Auch optisch würde der Bau nicht zum bestehenden Ambiente am Naschmarkt passen, so Ferdiny. "Der Neubau wird alles übertrumpfen." Besser anfreunden hätte man sich mit neuen Gebäuden im Stil der "Naschmarkthütteln" können: "Wenn das kommen würde, wären wir alle zufrieden", sagt Ferdiny.
"Der Wettbewerb war ein iterativer Prozess, am Ende ist eben ein Sieger übrig geblieben", entgegnet Jank. Experten hätten zudem stadtmorphologische Untersuchungen vorgenommen, um sicherzustellen, dass der geplante Bau zum Otto-Wagner-Ensemble passt.
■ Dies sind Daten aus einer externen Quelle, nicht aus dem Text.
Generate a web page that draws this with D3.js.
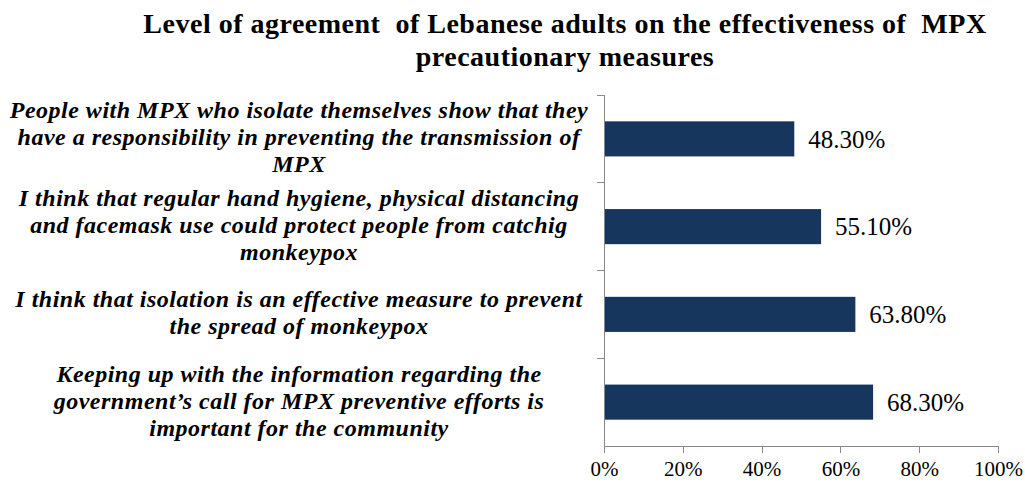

Unsicherheiten noch nicht bereinigt
Auch am Markt selbst begegnet man besorgten Stimmen. Ein Standmitarbeiter, der gerne anonym bleiben möchte, berichtet bis dato zu wenige Informationen bezüglich des Umbaus erhalten zu haben. "Ich weiß nicht, ob wir das Geschäft woanders hin verlagern oder ob wir uns generell einen neuen Markt suchen müssen, wenn der Umbau auch neben dem Marktamt losgeht." Gegen die Optik des Neubaus habe er jedoch nichts einzuwenden: "Es schaut dann sicher schön aus, aber wir sind unsicher, wie das für uns zukünftig ist."
"Wir versuchen, uns sorgfältig mit der Kritik auseinanderzusetzen. Auch wenn es sich hier um eine kleinere Gruppe handelt, wir nehmen die Bedenken ernst", sagt Projektleiter Jank am Mittwoch.
Ob, das die Teilnehmerinnen und Teilnehmer von "Freiraum Naschmarkt" zufriedenstellt, bleibt abzuwarten, aktuell sieht es jedoch noch nicht danach aus: "Wir wollen der Stadt sagen, so geht das nicht - auch wenn wir es nicht mehr umdrehen können", erklärt Ferdiny.